◆ Data listing
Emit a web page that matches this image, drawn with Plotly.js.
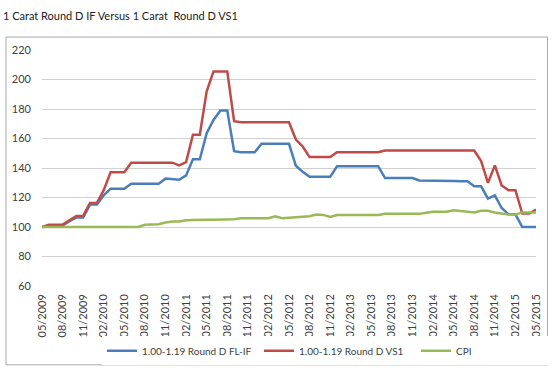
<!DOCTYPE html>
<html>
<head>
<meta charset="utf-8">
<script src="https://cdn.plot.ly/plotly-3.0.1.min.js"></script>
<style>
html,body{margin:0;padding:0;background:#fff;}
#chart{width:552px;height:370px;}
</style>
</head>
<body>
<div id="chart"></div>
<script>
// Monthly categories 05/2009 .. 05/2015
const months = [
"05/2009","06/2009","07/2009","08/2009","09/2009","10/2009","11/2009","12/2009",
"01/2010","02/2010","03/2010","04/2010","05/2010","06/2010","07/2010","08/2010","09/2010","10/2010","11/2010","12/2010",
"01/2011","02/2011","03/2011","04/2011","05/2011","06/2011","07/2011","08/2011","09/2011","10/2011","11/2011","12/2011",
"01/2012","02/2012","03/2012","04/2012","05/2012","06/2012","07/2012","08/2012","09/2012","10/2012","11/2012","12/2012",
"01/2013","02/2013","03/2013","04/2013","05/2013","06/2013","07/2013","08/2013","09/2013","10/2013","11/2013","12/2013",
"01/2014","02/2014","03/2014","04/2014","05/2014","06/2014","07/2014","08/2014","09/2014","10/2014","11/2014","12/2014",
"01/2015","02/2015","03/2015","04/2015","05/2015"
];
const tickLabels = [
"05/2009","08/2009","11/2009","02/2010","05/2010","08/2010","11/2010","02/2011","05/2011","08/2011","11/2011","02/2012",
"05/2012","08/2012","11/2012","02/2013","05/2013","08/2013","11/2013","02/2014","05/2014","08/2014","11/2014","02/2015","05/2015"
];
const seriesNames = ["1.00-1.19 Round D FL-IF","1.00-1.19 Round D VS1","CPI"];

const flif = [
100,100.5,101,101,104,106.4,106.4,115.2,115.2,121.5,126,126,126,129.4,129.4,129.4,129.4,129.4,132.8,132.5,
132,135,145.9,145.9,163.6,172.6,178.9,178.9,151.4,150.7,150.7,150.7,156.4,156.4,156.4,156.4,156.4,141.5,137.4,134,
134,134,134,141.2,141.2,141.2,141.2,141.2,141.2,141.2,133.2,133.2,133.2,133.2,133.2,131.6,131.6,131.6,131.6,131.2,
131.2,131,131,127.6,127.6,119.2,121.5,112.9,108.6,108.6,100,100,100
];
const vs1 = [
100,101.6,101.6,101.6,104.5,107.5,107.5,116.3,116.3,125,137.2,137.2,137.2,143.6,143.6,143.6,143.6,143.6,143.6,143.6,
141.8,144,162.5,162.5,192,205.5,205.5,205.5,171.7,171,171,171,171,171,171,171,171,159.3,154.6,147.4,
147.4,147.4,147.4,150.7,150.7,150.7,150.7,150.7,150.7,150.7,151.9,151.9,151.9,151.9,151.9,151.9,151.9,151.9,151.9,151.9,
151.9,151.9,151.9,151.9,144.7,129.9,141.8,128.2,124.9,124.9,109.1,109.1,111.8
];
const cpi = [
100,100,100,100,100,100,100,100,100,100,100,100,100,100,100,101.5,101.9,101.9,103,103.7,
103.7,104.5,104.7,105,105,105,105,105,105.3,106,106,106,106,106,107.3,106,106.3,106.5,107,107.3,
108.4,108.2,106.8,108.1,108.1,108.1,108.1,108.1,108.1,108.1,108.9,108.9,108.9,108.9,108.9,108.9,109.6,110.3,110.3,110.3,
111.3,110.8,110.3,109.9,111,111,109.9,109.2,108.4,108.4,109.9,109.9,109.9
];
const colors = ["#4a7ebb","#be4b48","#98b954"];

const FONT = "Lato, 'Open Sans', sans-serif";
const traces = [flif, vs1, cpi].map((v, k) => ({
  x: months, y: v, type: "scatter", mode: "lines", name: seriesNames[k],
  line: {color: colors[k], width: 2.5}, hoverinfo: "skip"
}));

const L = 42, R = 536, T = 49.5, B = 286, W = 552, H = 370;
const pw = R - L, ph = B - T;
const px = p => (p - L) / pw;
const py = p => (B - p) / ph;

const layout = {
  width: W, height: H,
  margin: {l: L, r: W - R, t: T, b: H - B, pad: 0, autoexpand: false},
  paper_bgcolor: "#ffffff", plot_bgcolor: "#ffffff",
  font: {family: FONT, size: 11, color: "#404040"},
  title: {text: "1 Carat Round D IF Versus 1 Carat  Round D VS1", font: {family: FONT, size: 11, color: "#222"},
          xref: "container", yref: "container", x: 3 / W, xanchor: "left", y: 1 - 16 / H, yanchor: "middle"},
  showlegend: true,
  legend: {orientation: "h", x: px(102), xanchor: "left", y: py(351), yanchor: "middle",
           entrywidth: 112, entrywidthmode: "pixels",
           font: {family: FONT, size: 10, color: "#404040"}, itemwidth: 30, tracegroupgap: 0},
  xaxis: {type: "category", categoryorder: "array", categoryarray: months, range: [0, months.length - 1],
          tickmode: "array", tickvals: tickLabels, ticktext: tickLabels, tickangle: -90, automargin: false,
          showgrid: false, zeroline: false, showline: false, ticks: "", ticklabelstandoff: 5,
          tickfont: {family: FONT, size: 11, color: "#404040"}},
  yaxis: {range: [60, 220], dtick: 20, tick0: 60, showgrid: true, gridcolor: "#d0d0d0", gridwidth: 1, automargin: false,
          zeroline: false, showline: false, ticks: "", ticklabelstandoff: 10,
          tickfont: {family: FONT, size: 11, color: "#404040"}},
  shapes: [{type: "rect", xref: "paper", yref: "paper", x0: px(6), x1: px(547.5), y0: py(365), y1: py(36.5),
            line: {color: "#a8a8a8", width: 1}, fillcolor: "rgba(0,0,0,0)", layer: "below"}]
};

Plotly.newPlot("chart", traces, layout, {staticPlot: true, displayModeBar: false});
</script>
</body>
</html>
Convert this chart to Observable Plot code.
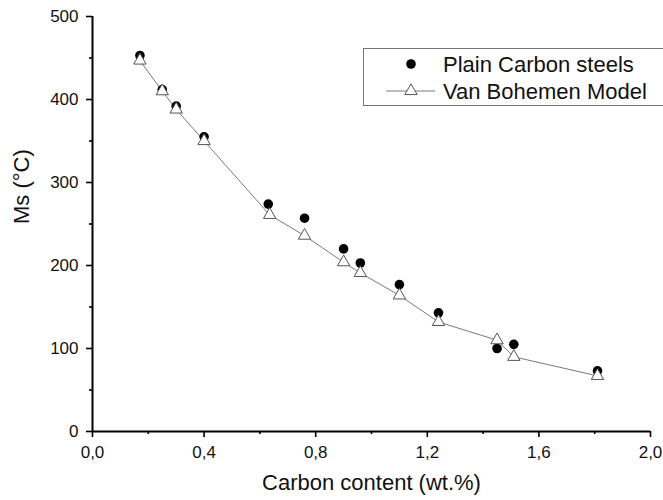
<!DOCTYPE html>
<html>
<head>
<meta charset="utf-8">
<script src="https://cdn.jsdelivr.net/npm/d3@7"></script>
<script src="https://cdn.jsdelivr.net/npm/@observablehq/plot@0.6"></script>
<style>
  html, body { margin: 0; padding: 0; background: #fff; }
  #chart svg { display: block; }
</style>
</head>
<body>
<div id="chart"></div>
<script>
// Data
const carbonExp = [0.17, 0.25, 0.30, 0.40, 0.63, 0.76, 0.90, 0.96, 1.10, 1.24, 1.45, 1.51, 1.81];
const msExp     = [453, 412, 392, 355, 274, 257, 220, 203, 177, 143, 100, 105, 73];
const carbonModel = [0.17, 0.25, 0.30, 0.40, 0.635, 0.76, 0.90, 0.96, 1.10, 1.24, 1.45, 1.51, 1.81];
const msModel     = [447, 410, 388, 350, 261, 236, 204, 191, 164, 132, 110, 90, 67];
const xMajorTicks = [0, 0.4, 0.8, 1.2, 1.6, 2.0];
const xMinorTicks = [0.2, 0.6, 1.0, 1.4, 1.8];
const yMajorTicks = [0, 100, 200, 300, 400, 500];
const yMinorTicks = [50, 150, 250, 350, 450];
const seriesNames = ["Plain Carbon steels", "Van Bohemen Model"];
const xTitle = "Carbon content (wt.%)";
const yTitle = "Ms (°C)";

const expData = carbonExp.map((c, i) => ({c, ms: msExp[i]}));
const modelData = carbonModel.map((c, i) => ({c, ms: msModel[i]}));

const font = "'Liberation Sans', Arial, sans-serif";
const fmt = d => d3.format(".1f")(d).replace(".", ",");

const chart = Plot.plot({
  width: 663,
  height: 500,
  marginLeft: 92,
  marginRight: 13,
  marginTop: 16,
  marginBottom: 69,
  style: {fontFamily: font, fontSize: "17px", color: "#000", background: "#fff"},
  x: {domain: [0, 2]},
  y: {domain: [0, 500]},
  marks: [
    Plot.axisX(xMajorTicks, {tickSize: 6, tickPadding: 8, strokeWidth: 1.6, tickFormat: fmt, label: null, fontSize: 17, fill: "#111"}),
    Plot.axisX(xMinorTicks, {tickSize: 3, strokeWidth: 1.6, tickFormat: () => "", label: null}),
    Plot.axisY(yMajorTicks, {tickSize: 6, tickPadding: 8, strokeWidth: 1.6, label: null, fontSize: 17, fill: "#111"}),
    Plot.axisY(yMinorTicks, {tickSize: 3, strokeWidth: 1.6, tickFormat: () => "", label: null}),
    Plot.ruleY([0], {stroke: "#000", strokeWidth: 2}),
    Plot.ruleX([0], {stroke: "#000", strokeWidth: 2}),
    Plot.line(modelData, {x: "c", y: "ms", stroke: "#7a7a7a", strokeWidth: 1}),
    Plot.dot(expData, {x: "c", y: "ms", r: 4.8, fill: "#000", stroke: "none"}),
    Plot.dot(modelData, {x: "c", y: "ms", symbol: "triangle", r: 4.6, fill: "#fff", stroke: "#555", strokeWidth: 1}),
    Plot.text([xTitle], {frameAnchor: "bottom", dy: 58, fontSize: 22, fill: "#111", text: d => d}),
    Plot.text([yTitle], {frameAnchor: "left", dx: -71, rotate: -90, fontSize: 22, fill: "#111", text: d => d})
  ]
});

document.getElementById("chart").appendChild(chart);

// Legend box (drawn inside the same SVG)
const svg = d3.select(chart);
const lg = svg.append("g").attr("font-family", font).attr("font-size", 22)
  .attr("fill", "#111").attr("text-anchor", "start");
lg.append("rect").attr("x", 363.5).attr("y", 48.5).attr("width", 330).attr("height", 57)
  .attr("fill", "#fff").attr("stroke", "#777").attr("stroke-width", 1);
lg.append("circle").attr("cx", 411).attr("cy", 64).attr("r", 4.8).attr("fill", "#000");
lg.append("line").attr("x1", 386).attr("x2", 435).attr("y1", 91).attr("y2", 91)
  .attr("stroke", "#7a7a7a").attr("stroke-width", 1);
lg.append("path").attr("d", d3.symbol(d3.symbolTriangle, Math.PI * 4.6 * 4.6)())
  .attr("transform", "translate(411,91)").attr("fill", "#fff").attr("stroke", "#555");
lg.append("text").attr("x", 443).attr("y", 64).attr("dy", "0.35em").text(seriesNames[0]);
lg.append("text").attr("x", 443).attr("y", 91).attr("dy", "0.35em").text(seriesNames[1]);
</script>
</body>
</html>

◆ SHORT EXERCISE
From the records given above, copy all lines containing "drawn".

◆ OUTPUT OF THE TASK
Emit a web page that matches this image, drawn with Plotly.js.
// Legend box (drawn inside the same SVG)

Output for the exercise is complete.